Alamos Gold Announces Closing of Argonaut Gold Acquisition

Alamos Gold Inc. is pleased to announce the completion of the previously announced acquisition of all the issued and outstanding common shares of Argonaut Gold Inc. not already held by Alamos. A Final Order was granted by the Ontario Superior Court of Justice on July 5, 2024 approving the Plan of Arrangement pursuant to which the Transaction was implemented. Approval from the Federal Economic Competition Commission in Mexico was also obtained on July 11, 2024.

As part of the Transaction, Alamos acquired Argonaut’s Magino mine, located adjacent to Alamos’ Island Gold mine in Ontario, Canada. Argonaut’s assets in the United States and Mexico have been spun out as a newly created junior gold producer named Florida Canyon Gold Inc. (“Florida Canyon Gold”). Under the terms of the Transaction, shareholders of Argonaut will be entitled to receive 0.0185 of a Class A common share of Alamos and 0.1 of a common share of Florida Canyon Gold in exchange for each issued and outstanding common share of Argonaut (the “Exchange Ratio”).

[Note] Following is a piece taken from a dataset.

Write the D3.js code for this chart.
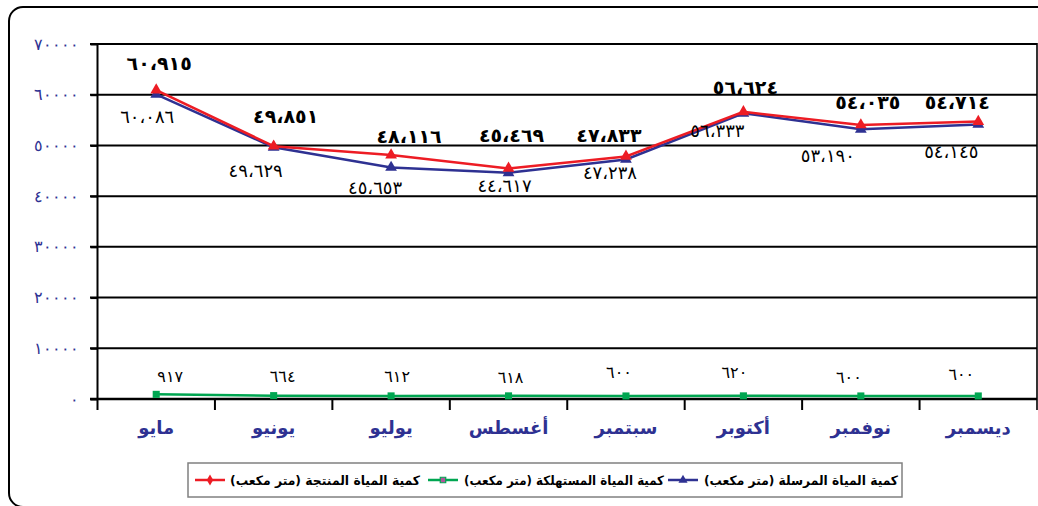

Alamos issued approximately 20.4 million Class A Shares as part of the Transaction and on closing has approximately 419.7 million Class A Shares outstanding. Alamos and Argonaut shareholders own approximately 95% and 5% of the pro forma company, respectively. Concurrent with the closing of the Transaction, Alamos completed a $10 million private placement into Florida Canyon Gold, increasing Alamos’ equity interest to approximately 19.99% (the “Private Placement”). Argonaut’s common shares are expected to be de-listed from the Toronto Stock Exchange (the “TSX”) on July 16, 2024. Florida Canyon Gold’s common shares are expected to commence trading on the TSX Venture Exchange (the “TSX-V”) on July 16, 2024, under the symbol “FCGV”.

“Through our acquisition of Argonaut, we have further enhanced our unique positioning as a Canadian focused, intermediate gold producer, with growing production and declining costs. The integration of Magino and Island Gold is expected to unlock significant synergies through the use of shared infrastructure. Together, they will create one of the largest and lowest cost gold mines in Canada with significant longer-term expansion potential supported by their long mine lives, and ongoing exploration success,” said John A. McCluskey, President and Chief Executive Officer.

Early Warning Disclosure

Immediately prior to the Private Placement, after giving effect to the Transaction, Alamos had beneficial ownership of, or control over, 17,482,518 common shares of Florida Canyon Gold, representing approximately 13.67% of the issued and outstanding common shares of Florida Canyon Gold. After giving effect to the Private Placement, Alamos had beneficial ownership of, or control over, 27,609,565 common shares of Florida Canyon Gold, representing approximately 19.99% of the issued and outstanding common shares of Florida Canyon Gold.

Alamos acquired the additional common shares of Florida Canyon Gold in connection with the Transaction to allow Florida Canyon Gold to fund its immediate liquidity needs as a newly created junior gold producer. The net proceeds from the Private Placement will be used by Florida Canyon Gold for working capital and general corporate purposes.

An early warning report in respect of the Private Placement will be filed in accordance with applicable securities laws and will be available on the SEDAR+ profile of Florida Canyon Gold at www.sedarplus.ca. To obtain a copy of the early warning report, once filed, please contact Alamos at Brookfield Place, 181 Bay Street, Suite 3910, Toronto, Ontario, M5J 2T3, Attention: Scott K. Parsons, 416-368-9932 x 5439.

The head office address of Florida Canyon Gold is 100 King Street West, Suite 3400, Toronto, Ontario, M5X 1A4.

Argonaut Convertible Debentures

As a result of the Transaction, holders of Argonaut’s outstanding 4.625% senior unsecured convertible debentures (the “Debentures”) will be entitled to receive Alamos common shares (in lieu of Argonaut common shares), based on the Exchange Ratio, on conversion of the Debentures, in accordance with the terms of the indenture governing the Debentures (the “Indenture”). Alamos and Argonaut have entered into a supplemental indenture with Computershare Trust Company of Canada, as trustee, to, among other things, evidence Alamos’ agreement to issue Alamos common shares to any debenture holder upon conversion of the Debentures.

Within 30 days of completion of the Transaction, Alamos will make an offer to purchase the Debentures as required under the terms of the Indenture.

The Debentures remain listed for trading on the TSX under the symbol “AR.DB.U”.